If you've been looking at getting a brand new pick-up truck in the next few years, then you may want to be open to bump up your purchase a bit earlier.

According to one of our contacts in the Philippine auto industry, the government is looking to make some revisions to the excise tax schedule on automobiles under the tax reform law. Specifically, there is talk about bringing back excise taxes for pick-up truck models.

Insider: PH gov

We verified with other contacts in the industry, and based on what we gather it is the Department of Trade and Industry (DTI) that is exploring the possibility of recommending to the Department of Finance (DOF) to levy an excise tax on pick-up trucks.

The insider information is still preliminary, and there are no specifics yet as to what rates and timeline the DTI are looking at. What we can extrapolate is that if a pick-up truck excise is pursued and implemented, it could significantly increase prices of such models in the Philippines, affecting the sales and the industry as a whole.

The mulling of an excise tax on pick-up trucks could be part of a wider plan to tax CBU imported vehicles as a whole which is also being explored by the DTI, an overwhelming majority of which are imported from Thailand. The proposal to impose more taxes on vehicles could also be related to the ongoing dispute that the Philippines has with Thailand regarding the taxes on Philippine cigarette products imposed by Thai customs authorities. Thailand, after all, is also single largest Asian manufacturing country for the light truck class that includes the Ranger, Hilux, Navara, Strada, D-Max and Colorado.

Thailand is also the major manufacturing hub for automakers that are present in South East Asia for all kinds of vehicles, and exported to ASEAN countries to take advantage of AFTA, or the ASEAN Free Trade Area.

Insider: PH gov

If you remember, the Tax Reform for Acceleration and INclusion Act (TRAIN Law) completely revised the excise tax schedules for a manner of automobiles in 2018. Standard automobiles like SUVs, passenger cars, vans and the like got a new excise tax table, but the law also removed or reduced excise taxes on certain types of vehicles.
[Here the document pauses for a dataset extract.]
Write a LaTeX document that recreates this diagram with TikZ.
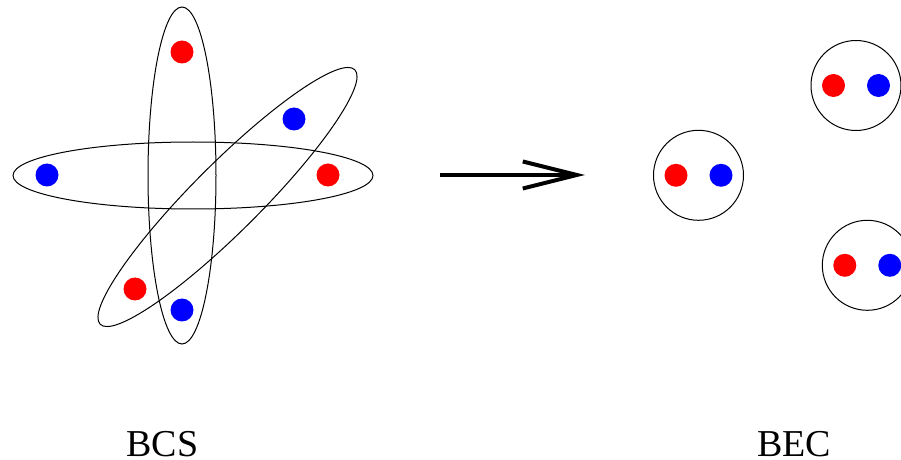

Hybrid vehicles were only subjected to 50% of standard ad valorem excise tax while full electric vehicles (EVs) were fully exempted from excise taxes. Like EVs, pick-up trucks regardless of type (double cab, single cab, etc.) were also fully exempted from excise taxes when the law came into effect in 2018. The logic is that pick-ups are used as workhorses and should be helping small business owners and professionals in their duties.

The result of the exemption was a widespread reduction in prices of pick-up trucks of many (if not all) of the major car manufacturers in the Philippines in 2018 compared to 2017. In that period, Toyota reduced prices of the Hilux by PhP 55,000 for the base version up to PhP 145,000 for the 4x4 automatic. Ford was able to reduce prices of the Ranger by PhP 41,000 for the base single cab truck model all the way up to a reduction of PhP 141,000 for the Wildtrak 3.2 at the time. Nissan was also able to cut Navara prices by as little as PhP 44,000 for the base variant all the way up to PhP 196,000 less for the Sport model that they were selling at the time.

This reduction in price has driven the increased sales in the pick-up truck class in the last two years. While every manufacturer has had good success with their pick-up models from 2018 to 2019, the growth in sales is most significant with Toyota. In 2017 when the Hilux still had taxes, Toyota sold 14,688 Hilux units. In 2018, Hilux sales increased significantly to 18,237 units. In 2019, Toyota sold a whopping 20,842 Hilux units. That's good enough to make it the second best selling vehicle in the country despite being a CBU import.

The 2019 sales of the Hilux also put it behind only the Vios at 33,181 units and ahead of the Innova of which 20,794 were sold. Both of those vehicles are built in Sta. Rosa, Laguna.